Whatever Wimbledon junior tennis champion Ashleigh Barty achieves, she enjoys being in a down-to-earth home environment. David Nielsen

Barty our teen tennis champion

LIFE will never be the same again for Ashleigh Barty, but she isn’t likely to let it change her.

When Springfield-based Barty left Australian shores to tackle the French Open and Wimbledon girls’ tournaments, her name was known only to those close to her and those in the know in Australian Tennis.

Now she is Australia’s first Wimbledon girls champion since 1980 and carries the weight, like it or not, of being the next big thing in Australian women’s tennis.

But anyone who knows the 15-year-old, who lives with her parents, two sisters, two dogs, two cats and a bird in an unremarkable house in an anonymous part of Ipswich, will tell you if anyone can handle it – Ashleigh can.

Barty climbed from a junior ranking of 55 in the world prior to the French Open, where she reached the second round, to number four following her Wimbledon triumph.

“In six weeks I climbed 50 spots, so I’m pretty proud of that,” she said.

But there is no chance of the well-grounded teen getting carried away with her success.

Or of doing a Monica Seles or Jennifer Capriati by joining the women’s tour just yet.

“That’s still a couple more years away,” she said.

“I’m still too young for that.

“I’ve got to get a lot more experience before I even try to play against those girls.”

Barty’s behaviour on returning from England shows how level-headed she is for someone so young.

There was no attention seeking, sponsor chasing or headline-making statements on her return.

Instead, she went fishing with friends at Hervey Bay for a week.

“It was good to get away and chill out with some mates,” she said, admitting she didn’t catch much.

She hasn’t been able to escape all the attention, however.

Barty is well versed in the media but even she was taken aback by the frenzy that followed her return home, starting at Brisbane Airport.

“I was expecting a little bit but not that much,” she said.

“It’s not too bad.

“I’m getting used to it but I’ll be happy when it’s all over.”

It could be a long wait if she continues her amazing progression.

Today Barty has tennis courts at Springfield Lakes named after her.

She is honoured but admits it might cost her some light-hearted grief from her friends, with whom she occasionally plays tennis there.

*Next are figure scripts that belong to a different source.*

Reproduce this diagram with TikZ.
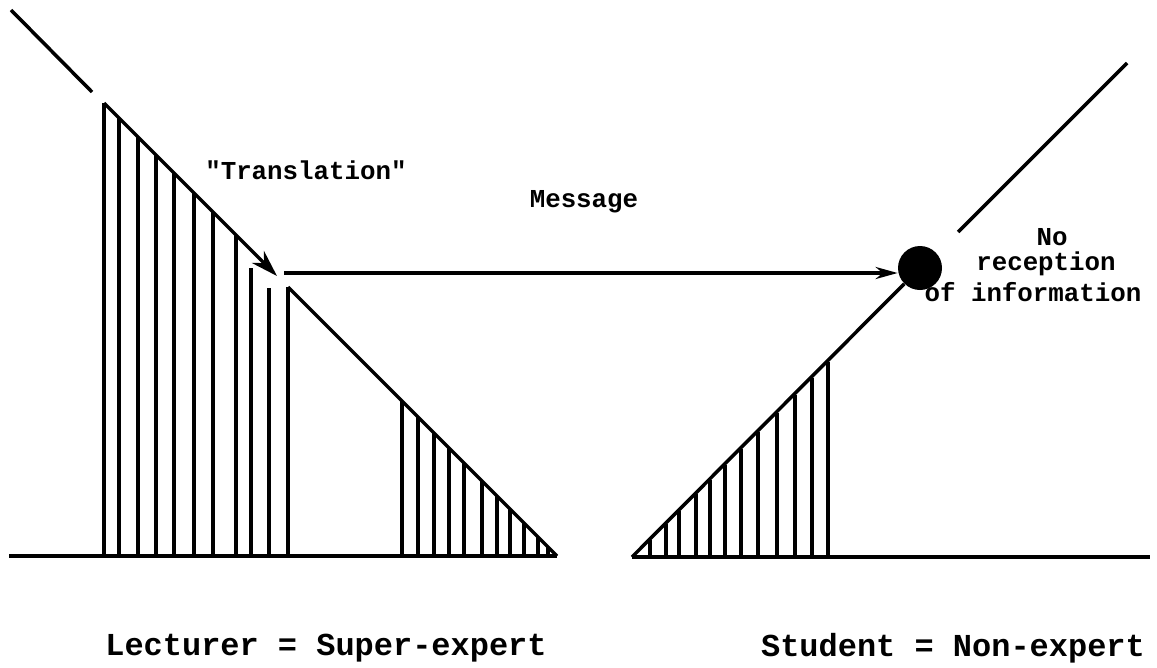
\documentclass[tikz,border=0pt]{standalone}
\usepackage{fontspec}
\newfontfamily\typefont{Liberation Mono}
\usetikzlibrary{arrows.meta}

\begin{document}
\begin{tikzpicture}[
    x=0.02cm, y=-0.02cm,
    stroke/.style={line width=2pt},
    hatch/.style={line width=1.8pt},
    dot/.style={circle, fill, minimum size=0.88cm, inner sep=0pt},
    msgtip/.style={-{Stealth[length=22*0.02cm, width=12*0.02cm]}},
    lbl/.style={font=\typefont\bfseries\fontsize{14.7}{18}\selectfont, inner sep=0pt},
    who/.style={font=\typefont\bfseries\fontsize{18.2}{22}\selectfont, inner sep=0pt}
]
    % --- Lecturer side ---
    \coordinate (lt0) at (11, 10);
    \coordinate (lt1) at (92, 92);
    \coordinate (lapex) at (104, 103);
    \coordinate (ltr) at (277, 276);
    \coordinate (lmid) at (288, 287);
    \coordinate (lend) at (557, 556);
    \coordinate (lbase) at (9, 556);

    \draw[stroke] (lt0) -- (lt1);
    \draw[stroke, -{Stealth[length=27*0.02cm, width=17*0.02cm]}] (lapex) -- (ltr);
    \draw[stroke] (lmid) -- (lend);
    \draw[stroke] (lbase) -- (lend);

    \foreach \x in {104, 119, 138, 156, 174, 194, 213, 236}
        \draw[hatch] (\x, 556) -- (\x, \x-1);
    \draw[hatch] (251, 556) -- (251, 268);
    \draw[hatch] (269, 556) -- (269, 288);
    \draw[hatch] (288, 556) -- (lmid);
    \foreach \x in {402, 418, 434, 449, 464, 482, 497, 510, 524, 538, 548}
        \draw[hatch] (\x, 556) -- (\x, \x-1);

    % --- Student side ---
    \node[dot] (rcv) at (920, 268) {};
    \coordinate (rstart) at (632, 557);
    \coordinate (rbase) at (1150, 557);
    \coordinate (rt0) at (958, 232);
    \coordinate (rt1) at (1127, 63);

    \draw[stroke] (rstart) -- (rbase);
    \draw[stroke] (rstart) -- (rcv);
    \draw[stroke] (rt0) -- (rt1);

    \foreach \x in {650, 666, 679, 696, 710, 725, 741, 758, 777, 795, 812, 828}
        \draw[hatch] (\x, 557) -- (\x, 1190-\x);

    % --- Message ---
    \coordinate (msg) at (284, 273);
    \draw[stroke, msgtip] (msg) -- (msg -| rcv.west);

    % --- Labels ---
    \node[lbl] (trans) at (306, 170) {"Translation"};
    \node[lbl] (mess) at (584, 202) {Message};
    \node[lbl] (no) at (1052, 237) {No};
    \node[lbl] (recep) at (1046, 264) {reception};
    \node[lbl] (info) at (1033, 292) {of information};

    \node[who] (lect) at (326, 648) {Lecturer = Super-expert};
    \node[who] (stud) at (953, 648) {Student = Non-expert};

    % Bounding box for padding
    \useasboundingbox (0, 0) rectangle (1157, 667);
\end{tikzpicture}
\end{document}
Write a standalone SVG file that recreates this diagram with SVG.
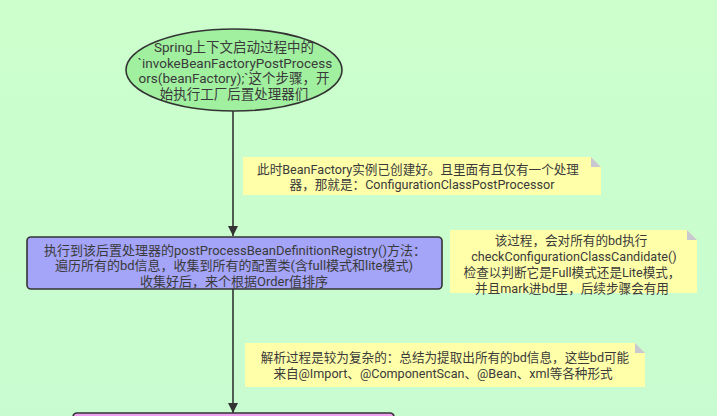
<svg xmlns="http://www.w3.org/2000/svg" width="717" height="416" viewBox="0 0 717 416">
<defs>
<linearGradient id="bg" x1="0" y1="0" x2="0" y2="1">
<stop offset="0" stop-color="#ccffcc"/>
<stop offset="1" stop-color="#c8fcd0"/>
</linearGradient>
<marker id="arr" markerWidth="10" markerHeight="14" refX="10" refY="5" orient="auto" markerUnits="userSpaceOnUse" viewBox="0 0 10 10">
<path d="M0,0 L10,5 L0,10 Z" fill="#333"/>
</marker>
<style>
text{font-family:Roboto,"Noto Sans CJK SC",sans-serif;fill:#3a3a3a;text-anchor:middle}
.t13{font-size:13.5px}
.t12{font-size:12.6px}
.tb{font-size:13px}
.note{fill:#ffffaa}
.fold{fill:#c8c8d0}
.edge{stroke:#333;stroke-width:1.6;fill:none}
</style>
</defs>
<rect width="717" height="416" fill="url(#bg)"/>
<g id="connectors">
<line class="edge" x1="233" y1="111" x2="233" y2="236" marker-end="url(#arr)"/>
<line class="edge" x1="233" y1="289" x2="233" y2="413" marker-end="url(#arr)"/>
</g>
<g id="start">
<ellipse cx="234" cy="70" rx="108" ry="41" fill="#a0f0a0" stroke="#333" stroke-width="1.6"/>
<text class="t13" x="234" y="52">Spring上下文启动过程中的</text>
<text class="t13" x="235" y="67.5">`invokeBeanFactoryPostProcess</text>
<text class="t13" x="234" y="83">ors(beanFactory);`这个步骤，开</text>
<text class="t13" x="234" y="98.5">始执行工厂后置处理器们</text>
</g>
<g id="note1">
<path class="note" d="M243,157 H591 L601,167 V195 H243 Z"/>
<path class="fold" d="M591,157 L601,167 H591 Z"/>
<text class="t12" x="418" y="173.5">此时BeanFactory实例已创建好。且里面有且仅有一个处理</text>
<text class="t12" x="422" y="188.5">器，那就是：ConfigurationClassPostProcessor</text>
</g>
<g id="registry">
<rect x="27" y="237" width="415" height="52" rx="4" fill="#a4a4f8" stroke="#333" stroke-width="1.6"/>
<text class="tb" x="235" y="254.5">执行到该后置处理器的postProcessBeanDefinitionRegistry()方法：</text>
<text class="tb" x="234" y="270">遍历所有的bd信息，收集到所有的配置类(含full模式和lite模式)</text>
<text class="tb" x="234" y="285.5">收集好后，来个根据Order值排序</text>
</g>
<g id="note2">
<path class="note" d="M450,230 H687 L697,240 V293 H450 Z"/>
<path class="fold" d="M687,230 L697,240 H687 Z"/>
<text class="t12" x="571" y="244.5">该过程，会对所有的bd执行</text>
<text class="t12" x="574" y="261">checkConfigurationClassCandidate()</text>
<text class="t12" x="572" y="277">检查以判断它是Full模式还是Lite模式，</text>
<text class="t12" x="572" y="292.5">并且mark进bd里，后续步骤会有用</text>
</g>
<g id="note3">
<path class="note" d="M245,343 H635 L645,353 V387 H245 Z"/>
<path class="fold" d="M635,343 L645,353 H635 Z"/>
<text class="t12" x="445" y="361.5">解析过程是较为复杂的：总结为提取出所有的bd信息，这些bd可能</text>
<text class="t12" x="443" y="377.5">来自@Import、@ComponentScan、@Bean、xml等各种形式</text>
</g>
<g id="parse">
<rect x="73" y="413" width="321" height="20" rx="4" fill="#f0a0f0" stroke="#333" stroke-width="1.6"/>
</g>
</svg>
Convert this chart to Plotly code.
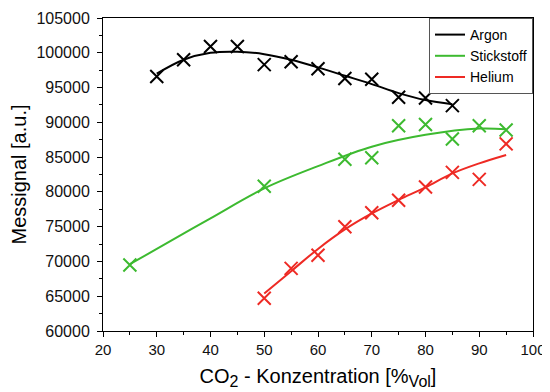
import plotly.graph_objects as go

# Measured points
x_argon = [30, 35, 40, 45, 50, 55, 60, 65, 70, 75, 80, 85]
y_argon = [96600, 99000, 100900, 100900, 98300, 98700, 97700, 96300, 96200, 93600, 93500, 92400]

x_stick = [25, 50, 65, 70, 75, 80, 85, 90, 95]
y_stick = [69500, 80800, 84700, 84900, 89500, 89700, 87600, 89500, 88900]

x_helium = [50, 55, 60, 65, 70, 75, 80, 85, 90, 95]
y_helium = [64700, 69000, 70900, 75000, 77000, 78800, 80700, 82800, 81800, 86900]

# Fit curves
fx_argon = [30, 35, 40, 45, 50, 55, 60, 65, 70, 75, 80, 85]
fy_argon = [97000, 99000, 100000, 100150, 99800, 99000, 97900, 96700, 95500, 94200, 93200, 92600]

fx_stick = [25, 30, 40, 50, 60, 70, 80, 90, 95]
fy_stick = [69600, 71800, 76200, 80500, 83700, 86500, 88200, 89100, 89000]

fx_helium = [50, 55, 60, 65, 70, 75, 80, 85, 90, 95]
fy_helium = [65400, 68600, 71800, 74600, 76900, 78850, 80650, 82650, 84100, 85300]

names = ["Argon", "Stickstoff", "Helium"]
colors = ["#000000", "#3dba30", "#ee2a24"]

FONT = "Arial, Liberation Sans, sans-serif"

fig = go.Figure()
data = [(x_argon, y_argon, fx_argon, fy_argon),
        (x_stick, y_stick, fx_stick, fy_stick),
        (x_helium, y_helium, fx_helium, fy_helium)]
for (xs, ys, fx, fy), name, c in zip(data, names, colors):
    fig.add_trace(go.Scatter(x=fx, y=fy, mode="lines", name=name,
                             line=dict(color=c, width=2, shape="spline", smoothing=1.0)))
    fig.add_trace(go.Scatter(x=xs, y=ys, mode="markers", showlegend=False,
                             marker=dict(symbol="x-thin", size=13,
                                         line=dict(color=c, width=2))))

axis_common = dict(showline=True, linecolor="#000", linewidth=1, mirror=True,
                   ticks="outside", ticklen=5, tickcolor="#000", showgrid=False,
                   zeroline=False, automargin=False,
                   minor=dict(ticks="outside", ticklen=3, tickcolor="#000"))

fig.update_xaxes(range=[20, 100], dtick=10, tick0=20,
                 tickfont=dict(family=FONT, size=15, color="#111"),
                 title=dict(text="CO<sub><span style='font-size:16px'>2</span></sub> - Konzentration [%<sub><span style='font-size:16px'>Vol</span></sub>]",
                            font=dict(family=FONT, size=20, color="#000"),
                            standoff=11),
                 **axis_common)
fig.update_xaxes(minor_dtick=5)
fig.update_yaxes(range=[60000, 105000], dtick=5000, tick0=60000, tickformat="d",
                 tickfont=dict(family=FONT, size=16, color="#111"),
                 ticklabelstandoff=4,
                 title=dict(text="Messignal [a.u.]",
                            font=dict(family=FONT, size=20, color="#000"),
                            standoff=4),
                 **axis_common)
fig.update_yaxes(minor_dtick=2500)

# page body has an 8px margin, so the figure is drawn 8px smaller and offset
fig.update_layout(
    width=542, height=384,
    margin=dict(l=95, r=17, t=10, b=61),
    plot_bgcolor="white", paper_bgcolor="white",
    legend=dict(x=1, y=1, xanchor="right", yanchor="top",
                bordercolor="#555", borderwidth=1, bgcolor="white",
                font=dict(family=FONT, size=14, color="#000"),
                tracegroupgap=0, itemwidth=30),
)

fig.write_html("out.html")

“It should be interesting,” Barty said.

“It’s good, but a little bit weird.

“I’ll probably go out there with my mates and have a hit.

“They’ll give me a little bit for it.

“But I think it’s a good reason to get paid out a little bit.”

Barty is off to Melbourne this weekend for a training camp with the Australian Institute of Sport and Tennis Australia.

Soon after she heads to the US for the hardcourt season and US Open, where she is likely to find things very different to her low-key build-up to Wimbledon.

“I’m not the hunter any more,” she said.

“I’m the one that wants to be hunted.”

While the success hasn’t changed Barty, she admits it has changed perceptions and expectations.

“I think I’ll pretty much keep the same,” she said.

“I’m number four in the world now, but I’ll just try to play each game and not think about it.

“I won’t put too much pressure on myself because it’s my first time (at the US Open).

“At the same time, I’ll be expecting a bit more from myself.

“I’ll expect to play to a certain level and act like a professional.

“I’m getting better at it every day.”